Valley colleges and Rep. Jim Costa fight higher student loan rates

July 13, 2013 12:39:39 AM PDT
Valley students, colleges and elected officials are calling on Congress to take action on student loan interest rates.

This as thousands of students gear up to go back to school in just a few weeks.

On Friday, more than a dozen community, state and University of California college officials joined Representative Jim Costa in downtown Fresno to urge our nation's leaders to lower interest rates for student loans.

"We cannot keep setting our students up for these interest rate loan cliffs every year," said Costa. "Congress must act and we must act sooner than later."

He said when Congress failed to act two weeks ago, interest rates on new direct subsidized loans doubled from 3.4% to 6.8%. An increase students said could cost them up to $4,000 in additional interest over the life of their loans.

School leaders like Fresno State Assistant Vice Chancellor of Student Affairs Paul Oliaro, believe families could be greatly impacted if Congress doesn't reach an agreement soon.

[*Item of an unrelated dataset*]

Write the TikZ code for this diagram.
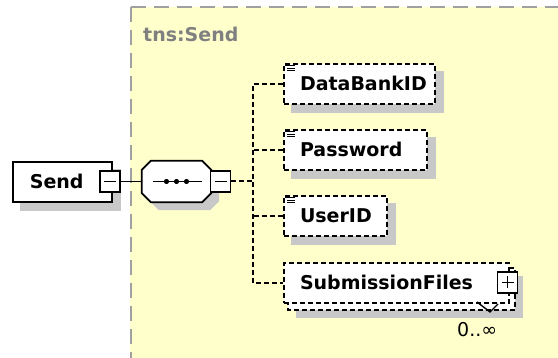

"Together we're trying to make that case to Congress that you've got to act, you've got to bring that loan rate back down to the 3.4% and you've got to make higher education affordable," he said.

Incoming Fresno State Student President Moses Menchaca agreed. Menchaca is a first generation college student from the Central Valley who took out a loan to help his parents afford tuition. He said the instability of interest rates is putting a financial burden on the shoulders of students who are already struggling to pay for college.

"One of the problems I'm facing now is that I am not aware of what the interest rates are going to be like, how much money that's going to be and in all honesty, I think the bigger issue is the financial literacy of students at our campus," he said. "Not many students know what loans they are getting into and the burden this may play not only during school, but after."

The situation is particularly worrisome for students at UC Merced where 87% of the student body receives some sort of financial aid and the typical graduate leaves the university with about $18,000 in debt.

Assistant Vice Chancellor of Student Affairs J. Michael Thompson said, with school starting in next month, the University can't wait any longer and will change new interest rates starting Monday.

"Time is of the essence," said Thompson. "For instance, we have not originated any student loans for the fall term in hopes Congress would be able to address this issue and solidify a low interest rate for students. However, come Monday, we have to originate loans because school starts in just a few weeks."

That means UC Merced would be among the first to put out loans at the 6.8% interest rate. Thompson said the good news is those rates can later be changed if congress reaches an agreement.

If Congress fails to address the issue, as many as seven million people taking out new student loans this year will be hit with the higher rate.